Search the records that follow and extract every line containing the string "this".
****
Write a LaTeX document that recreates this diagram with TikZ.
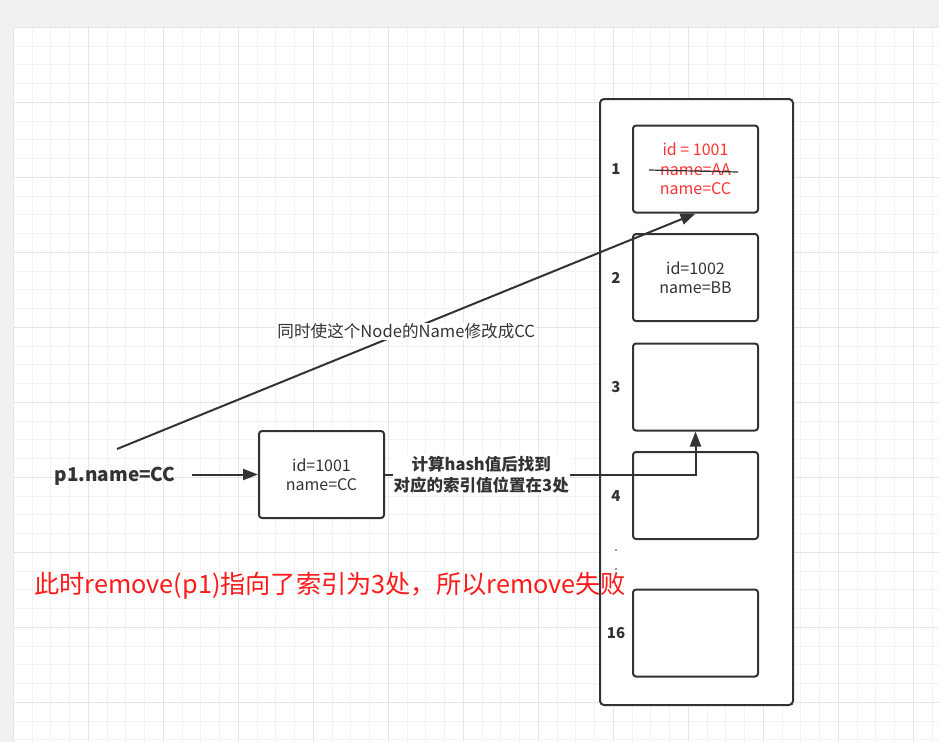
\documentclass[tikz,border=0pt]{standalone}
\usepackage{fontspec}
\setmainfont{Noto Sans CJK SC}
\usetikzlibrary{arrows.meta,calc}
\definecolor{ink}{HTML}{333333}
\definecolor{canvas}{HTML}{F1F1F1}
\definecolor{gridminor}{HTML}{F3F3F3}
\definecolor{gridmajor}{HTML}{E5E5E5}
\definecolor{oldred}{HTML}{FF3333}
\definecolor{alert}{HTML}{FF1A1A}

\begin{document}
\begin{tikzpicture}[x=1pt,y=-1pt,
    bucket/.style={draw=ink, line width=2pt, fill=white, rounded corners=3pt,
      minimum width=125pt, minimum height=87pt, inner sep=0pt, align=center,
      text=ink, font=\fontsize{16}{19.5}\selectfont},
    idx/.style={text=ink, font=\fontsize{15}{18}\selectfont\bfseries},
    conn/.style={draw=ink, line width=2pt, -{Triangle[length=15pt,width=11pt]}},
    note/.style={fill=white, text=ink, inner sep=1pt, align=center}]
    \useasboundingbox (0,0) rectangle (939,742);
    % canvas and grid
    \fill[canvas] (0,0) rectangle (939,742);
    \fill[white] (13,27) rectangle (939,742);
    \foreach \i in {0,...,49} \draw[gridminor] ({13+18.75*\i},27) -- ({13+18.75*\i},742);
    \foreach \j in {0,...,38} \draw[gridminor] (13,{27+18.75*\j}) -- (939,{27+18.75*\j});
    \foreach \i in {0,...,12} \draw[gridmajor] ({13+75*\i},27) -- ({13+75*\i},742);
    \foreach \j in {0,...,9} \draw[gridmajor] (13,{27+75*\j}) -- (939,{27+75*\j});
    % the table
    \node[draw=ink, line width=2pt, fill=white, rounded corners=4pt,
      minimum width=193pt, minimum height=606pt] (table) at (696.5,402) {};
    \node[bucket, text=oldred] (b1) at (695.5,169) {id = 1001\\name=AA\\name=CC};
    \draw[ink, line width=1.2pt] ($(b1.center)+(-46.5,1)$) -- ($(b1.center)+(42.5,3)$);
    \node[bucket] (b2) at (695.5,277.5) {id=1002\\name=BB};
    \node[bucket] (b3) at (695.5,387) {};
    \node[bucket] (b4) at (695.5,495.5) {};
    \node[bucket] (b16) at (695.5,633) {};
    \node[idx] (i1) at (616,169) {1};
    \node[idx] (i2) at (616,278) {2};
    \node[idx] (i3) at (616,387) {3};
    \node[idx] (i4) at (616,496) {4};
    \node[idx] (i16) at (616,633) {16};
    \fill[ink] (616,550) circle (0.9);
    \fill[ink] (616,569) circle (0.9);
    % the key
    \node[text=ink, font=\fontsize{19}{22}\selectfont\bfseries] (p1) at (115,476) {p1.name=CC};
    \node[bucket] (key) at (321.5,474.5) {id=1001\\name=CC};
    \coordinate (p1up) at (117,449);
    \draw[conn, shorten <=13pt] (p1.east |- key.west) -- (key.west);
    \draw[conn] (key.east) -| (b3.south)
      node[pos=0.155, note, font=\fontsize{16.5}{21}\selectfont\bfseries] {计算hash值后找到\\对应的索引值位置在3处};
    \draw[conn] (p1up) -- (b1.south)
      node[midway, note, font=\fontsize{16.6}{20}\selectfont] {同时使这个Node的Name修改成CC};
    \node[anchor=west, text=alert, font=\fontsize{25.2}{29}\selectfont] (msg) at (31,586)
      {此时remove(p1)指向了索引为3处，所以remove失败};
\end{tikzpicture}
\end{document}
****
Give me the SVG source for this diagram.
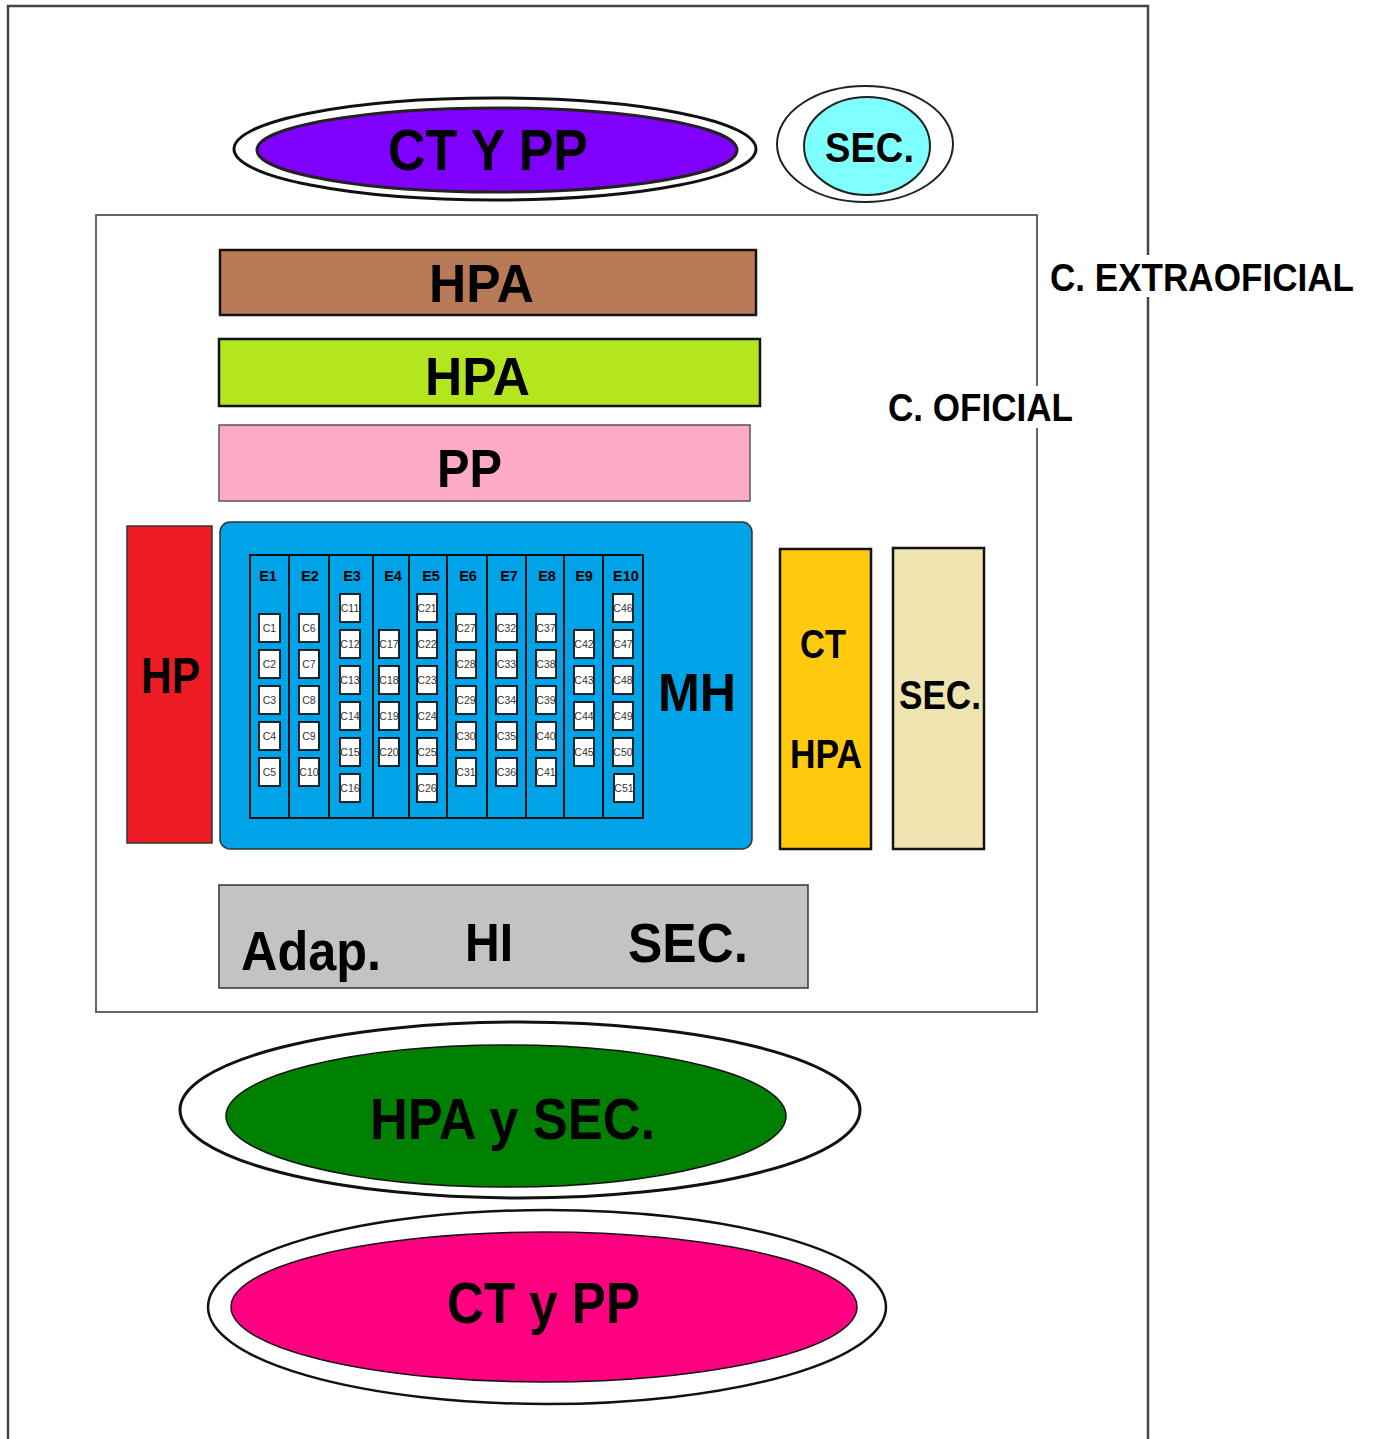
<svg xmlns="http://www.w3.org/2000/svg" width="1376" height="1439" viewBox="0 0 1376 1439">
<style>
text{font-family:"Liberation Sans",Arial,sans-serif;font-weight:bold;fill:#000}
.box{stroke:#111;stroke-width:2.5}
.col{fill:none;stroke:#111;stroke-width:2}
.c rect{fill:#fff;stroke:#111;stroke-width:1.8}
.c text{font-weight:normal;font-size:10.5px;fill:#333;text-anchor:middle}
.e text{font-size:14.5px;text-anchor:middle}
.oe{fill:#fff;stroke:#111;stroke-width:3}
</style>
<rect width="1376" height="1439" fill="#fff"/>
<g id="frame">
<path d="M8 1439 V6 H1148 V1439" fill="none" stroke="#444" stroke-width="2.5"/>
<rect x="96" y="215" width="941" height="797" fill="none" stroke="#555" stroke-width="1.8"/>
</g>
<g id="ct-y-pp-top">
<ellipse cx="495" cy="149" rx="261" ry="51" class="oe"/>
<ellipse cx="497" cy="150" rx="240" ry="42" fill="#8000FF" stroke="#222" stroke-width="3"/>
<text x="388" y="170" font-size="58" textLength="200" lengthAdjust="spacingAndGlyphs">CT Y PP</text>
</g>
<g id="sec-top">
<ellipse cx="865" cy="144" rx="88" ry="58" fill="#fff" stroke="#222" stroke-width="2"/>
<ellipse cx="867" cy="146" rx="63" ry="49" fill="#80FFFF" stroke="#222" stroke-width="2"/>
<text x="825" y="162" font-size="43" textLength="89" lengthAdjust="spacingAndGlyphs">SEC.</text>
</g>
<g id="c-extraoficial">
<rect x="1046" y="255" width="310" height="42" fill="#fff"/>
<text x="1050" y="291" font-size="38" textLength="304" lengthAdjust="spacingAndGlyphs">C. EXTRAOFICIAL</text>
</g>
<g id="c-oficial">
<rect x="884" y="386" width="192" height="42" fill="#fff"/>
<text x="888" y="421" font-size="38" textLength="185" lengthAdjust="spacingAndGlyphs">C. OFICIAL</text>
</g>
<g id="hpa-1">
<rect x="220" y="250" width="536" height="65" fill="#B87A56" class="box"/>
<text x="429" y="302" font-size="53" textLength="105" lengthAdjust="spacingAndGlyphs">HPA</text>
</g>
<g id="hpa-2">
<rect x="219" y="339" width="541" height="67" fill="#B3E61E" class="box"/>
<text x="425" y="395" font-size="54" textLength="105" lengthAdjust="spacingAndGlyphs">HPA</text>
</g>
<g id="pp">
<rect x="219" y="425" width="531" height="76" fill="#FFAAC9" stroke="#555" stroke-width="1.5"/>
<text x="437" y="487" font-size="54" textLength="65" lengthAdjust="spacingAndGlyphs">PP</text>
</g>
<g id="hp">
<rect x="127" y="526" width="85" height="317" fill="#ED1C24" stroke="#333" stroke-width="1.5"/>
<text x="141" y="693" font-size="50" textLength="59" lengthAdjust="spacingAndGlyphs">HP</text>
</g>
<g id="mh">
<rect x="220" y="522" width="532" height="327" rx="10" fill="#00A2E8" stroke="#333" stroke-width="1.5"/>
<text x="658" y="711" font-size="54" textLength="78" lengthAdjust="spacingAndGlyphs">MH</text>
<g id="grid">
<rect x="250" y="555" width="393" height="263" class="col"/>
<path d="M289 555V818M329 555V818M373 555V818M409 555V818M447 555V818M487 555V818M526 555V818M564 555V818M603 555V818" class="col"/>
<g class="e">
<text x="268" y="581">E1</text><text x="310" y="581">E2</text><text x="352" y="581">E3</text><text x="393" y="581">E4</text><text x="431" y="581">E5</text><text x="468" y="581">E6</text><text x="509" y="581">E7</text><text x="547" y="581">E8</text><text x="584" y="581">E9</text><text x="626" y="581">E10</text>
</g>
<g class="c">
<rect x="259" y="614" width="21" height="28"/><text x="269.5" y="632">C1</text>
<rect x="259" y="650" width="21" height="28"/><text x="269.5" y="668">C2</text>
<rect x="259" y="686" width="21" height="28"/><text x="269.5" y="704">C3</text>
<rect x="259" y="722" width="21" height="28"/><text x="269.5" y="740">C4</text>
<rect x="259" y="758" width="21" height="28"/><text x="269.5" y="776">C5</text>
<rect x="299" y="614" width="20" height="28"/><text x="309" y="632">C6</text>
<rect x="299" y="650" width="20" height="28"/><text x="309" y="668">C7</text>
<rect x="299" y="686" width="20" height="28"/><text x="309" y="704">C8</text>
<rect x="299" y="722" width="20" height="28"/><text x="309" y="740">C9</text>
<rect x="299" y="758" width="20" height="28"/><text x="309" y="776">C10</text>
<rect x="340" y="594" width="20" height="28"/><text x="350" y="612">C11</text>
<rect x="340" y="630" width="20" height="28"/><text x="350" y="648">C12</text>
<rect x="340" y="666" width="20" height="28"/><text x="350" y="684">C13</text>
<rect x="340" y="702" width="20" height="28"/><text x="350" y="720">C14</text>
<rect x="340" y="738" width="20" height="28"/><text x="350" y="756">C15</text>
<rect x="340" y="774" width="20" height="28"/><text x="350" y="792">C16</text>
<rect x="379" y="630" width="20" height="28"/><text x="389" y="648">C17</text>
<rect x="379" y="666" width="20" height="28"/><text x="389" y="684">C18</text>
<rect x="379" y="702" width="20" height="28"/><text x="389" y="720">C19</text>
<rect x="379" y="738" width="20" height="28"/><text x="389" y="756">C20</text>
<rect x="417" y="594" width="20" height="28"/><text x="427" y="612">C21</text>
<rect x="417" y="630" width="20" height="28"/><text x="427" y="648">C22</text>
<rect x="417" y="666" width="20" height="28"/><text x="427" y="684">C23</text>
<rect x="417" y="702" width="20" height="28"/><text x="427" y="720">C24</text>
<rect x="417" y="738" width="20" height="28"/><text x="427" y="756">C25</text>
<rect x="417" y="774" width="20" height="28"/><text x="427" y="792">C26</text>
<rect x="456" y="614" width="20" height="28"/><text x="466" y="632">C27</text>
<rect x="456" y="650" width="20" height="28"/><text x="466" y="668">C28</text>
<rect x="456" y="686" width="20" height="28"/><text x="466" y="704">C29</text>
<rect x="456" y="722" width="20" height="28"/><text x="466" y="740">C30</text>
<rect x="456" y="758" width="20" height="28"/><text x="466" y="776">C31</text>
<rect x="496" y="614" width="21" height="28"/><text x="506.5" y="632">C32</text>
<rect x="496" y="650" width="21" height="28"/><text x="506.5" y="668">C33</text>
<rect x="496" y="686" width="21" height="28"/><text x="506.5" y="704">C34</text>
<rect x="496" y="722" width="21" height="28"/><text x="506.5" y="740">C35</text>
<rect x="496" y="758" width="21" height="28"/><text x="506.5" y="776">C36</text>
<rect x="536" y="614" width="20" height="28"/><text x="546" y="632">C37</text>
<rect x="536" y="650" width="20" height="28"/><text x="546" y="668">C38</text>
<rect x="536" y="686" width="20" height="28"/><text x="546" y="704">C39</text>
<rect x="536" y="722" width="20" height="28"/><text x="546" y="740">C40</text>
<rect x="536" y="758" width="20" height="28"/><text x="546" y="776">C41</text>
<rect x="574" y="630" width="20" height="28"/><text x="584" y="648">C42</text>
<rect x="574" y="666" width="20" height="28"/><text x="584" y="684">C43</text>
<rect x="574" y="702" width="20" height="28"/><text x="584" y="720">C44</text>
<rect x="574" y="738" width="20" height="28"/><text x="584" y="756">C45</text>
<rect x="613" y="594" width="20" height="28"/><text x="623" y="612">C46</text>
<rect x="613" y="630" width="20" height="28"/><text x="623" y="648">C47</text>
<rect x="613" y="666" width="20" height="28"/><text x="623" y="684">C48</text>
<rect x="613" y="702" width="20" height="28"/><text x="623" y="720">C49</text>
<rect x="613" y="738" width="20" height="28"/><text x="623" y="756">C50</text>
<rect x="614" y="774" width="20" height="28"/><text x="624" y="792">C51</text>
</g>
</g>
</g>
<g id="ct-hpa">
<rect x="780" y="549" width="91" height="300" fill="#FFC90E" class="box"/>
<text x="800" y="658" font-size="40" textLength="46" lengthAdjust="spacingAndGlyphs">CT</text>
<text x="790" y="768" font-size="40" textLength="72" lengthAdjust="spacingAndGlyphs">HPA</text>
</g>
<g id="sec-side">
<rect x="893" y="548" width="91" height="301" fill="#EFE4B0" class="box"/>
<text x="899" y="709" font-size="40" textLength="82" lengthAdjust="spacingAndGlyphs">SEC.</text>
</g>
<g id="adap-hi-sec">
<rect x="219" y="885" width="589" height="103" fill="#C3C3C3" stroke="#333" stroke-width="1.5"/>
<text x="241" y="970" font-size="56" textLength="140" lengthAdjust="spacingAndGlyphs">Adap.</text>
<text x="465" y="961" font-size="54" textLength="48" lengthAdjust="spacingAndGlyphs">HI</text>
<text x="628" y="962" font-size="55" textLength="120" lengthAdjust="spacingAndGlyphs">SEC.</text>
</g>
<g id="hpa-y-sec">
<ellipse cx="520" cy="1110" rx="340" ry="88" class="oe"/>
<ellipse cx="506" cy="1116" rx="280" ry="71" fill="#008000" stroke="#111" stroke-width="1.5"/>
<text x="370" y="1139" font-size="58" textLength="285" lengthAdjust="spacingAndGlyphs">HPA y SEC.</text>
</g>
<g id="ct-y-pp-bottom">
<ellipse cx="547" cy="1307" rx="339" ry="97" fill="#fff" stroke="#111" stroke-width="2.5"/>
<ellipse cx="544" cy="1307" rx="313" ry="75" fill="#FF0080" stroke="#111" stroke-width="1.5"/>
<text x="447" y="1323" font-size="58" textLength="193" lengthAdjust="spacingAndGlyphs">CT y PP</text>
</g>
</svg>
****
▶ Task output
Write a LaTeX document that recreates this diagram with TikZ.
Give me the SVG source for this diagram.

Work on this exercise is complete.